In dialogues about human rights Dr. Martin Luther King Jr. is often quoted. His place in American history is written throughout cities across the United States with streets, libraries and statues which honor the memory of a man who had been jailed, assaulted, and ultimately murdered. His words against the injustices of segregation and advocacy of nonviolent resistance have echoed across the pages of American history.
My discovery of Dr. King was in parallel to Malcolm X, both were used as allegorical characters in my favorite comic series, Marvel’s Uncanny X-Men. Charles Xavier represented the nonviolent resistance Dr. King had preached and Magneto represented Malcolm X, another civil rights era activist and a Muslim minister. The comic, which was first printed in September of 1963, used the characters to illustrate issues of prejudice, segregation, war, and religious fanaticism with stories and plot lines that characterized “mutants” as the targets of those issues and more.

Dr. King was a man who had been yelled at during marches, attacked in Chicago, and jailed in Birmingham. It is the latter in which his message is seeping with deep sorrow. In The Letter From Birmingham Jail.(Alternative link 2, Click here) Dr. King was sitting in a jail cell in Birmingham Alabama, and was writing in response to the bombing of the 16th Street Baptist Church, an attack which resulted in the death of 4 little girls.
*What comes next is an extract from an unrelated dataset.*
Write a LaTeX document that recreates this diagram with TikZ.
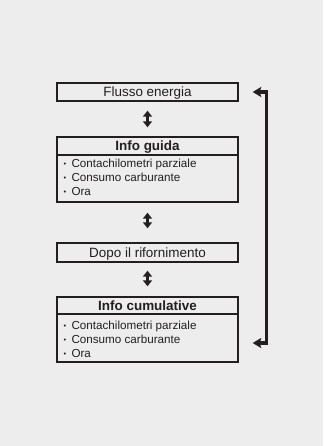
\documentclass[tikz,border=0pt]{standalone}
\usepackage{fontspec}
\setmainfont{Liberation Sans}
\usetikzlibrary{arrows.meta}
\definecolor{bg}{HTML}{EDEDED}
\definecolor{ink}{HTML}{231F20}
\newcommand{\itemdot}{\raisebox{0.15ex}{\fontsize{7.5}{8}\selectfont •}\hspace{5.2bp}}
\tikzset{
  box/.style={draw=ink, line width=1.4bp, fill=bg, inner sep=0pt, minimum width=181bp, text=ink},
  head/.style={font=\fontsize{13.5}{15}\selectfont, text=ink, inner sep=0pt},
  item/.style={font=\fontsize{11.7}{13}\selectfont, text=ink, inner sep=0pt, anchor=base west},
  dbl/.style={draw=ink, line width=2.8bp, {Triangle[width=9bp,length=6bp]}-{Triangle[width=9bp,length=6bp]}},
  ret/.style={draw=ink, line width=3.4bp, miter limit=10, {Stealth[width=10bp,length=8.5bp,inset=1.5bp]}-{Stealth[width=10bp,length=8.5bp,inset=1.5bp]}}
}
\begin{document}
\begin{tikzpicture}[x=1bp,y=-1bp]
\fill[bg] (0,0) rectangle (323,446);
\useasboundingbox (0,0) rectangle (323,446);
% Flusso energia
\node[box, minimum height=18bp] (flusso) at (147.5,92) {};
\node[head, anchor=base] (flussot) at (147.5,97) {Flusso energia};
% Info guida
\node[box, minimum height=65bp] (guida) at (147.5,169.5) {};
\node[head, anchor=base, font=\fontsize{13.5}{15}\selectfont\bfseries] (guidat) at (147.5,151) {Info guida};
\draw[draw=ink, line width=1.4bp] (guida.west |- 0,155) -- (guida.east |- 0,155);
\node[item] (g1) at (63.5,167.5) {\itemdot Contachilometri parziale};
\node[item] (g2) at (63.5,181.5) {\itemdot Consumo carburante};
\node[item] (g3) at (63.5,195.5) {\itemdot Ora};
% Dopo il rifornimento
\node[box, minimum height=19bp] (dopo) at (147.5,252.5) {};
\node[head, anchor=base] (dopot) at (147.5,257.5) {Dopo il rifornimento};
% Info cumulative
\node[box, minimum height=65bp] (cum) at (147.5,329.5) {};
\node[head, anchor=base, font=\fontsize{13.5}{15}\selectfont\bfseries] (cumt) at (147.5,310.5) {Info cumulative};
\draw[draw=ink, line width=1.4bp] (cum.west |- 0,314) -- (cum.east |- 0,314);
\node[item] (c1) at (63.5,329.5) {\itemdot Contachilometri parziale};
\node[item] (c2) at (63.5,343.5) {\itemdot Consumo carburante};
\node[item] (c3) at (63.5,357.5) {\itemdot Ora};
% double arrows
\draw[dbl] ([yshift=-9bp]flusso.south) -- ([yshift=9bp]guida.north);
\draw[dbl] ([yshift=-10bp]guida.south) -- ([yshift=14bp]dopo.north);
\draw[dbl] ([yshift=-8bp]dopo.south) -- ([yshift=10bp]cum.north);
% return connector
\coordinate (rt) at ([xshift=14bp]flusso.east);
\coordinate (rb) at ([xshift=14bp,yshift=-13.5bp]cum.east);
\draw[ret] (rt) -- ++(14,0) |- (rb);
\end{tikzpicture}
\end{document}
Over the years I’ve learned more about various people involved of the Civil Rights movement of the 1960’s, some of which are still alive. People such as Delores Huerta who co-founded the National Farm Workers Association with Cesar Chavez, and former FBI’s 10 Most Wanted person Angela Davis, now a professor at the University of California, Santa Cruz, are people who have continued to address, discuss and question issues of social inequity. The same cannot be said of Dr. King, he was assassinated on April 4, 1968, however, despite his untimely death, his message of nonviolent resistance lives on. In 2013 44th president of the United States Barack Obama stood along Bernice King (daughter of Dr. Martin Luther King Jr.) to mark the 50th anniversary of the “I have a Dream Speech” in Washington.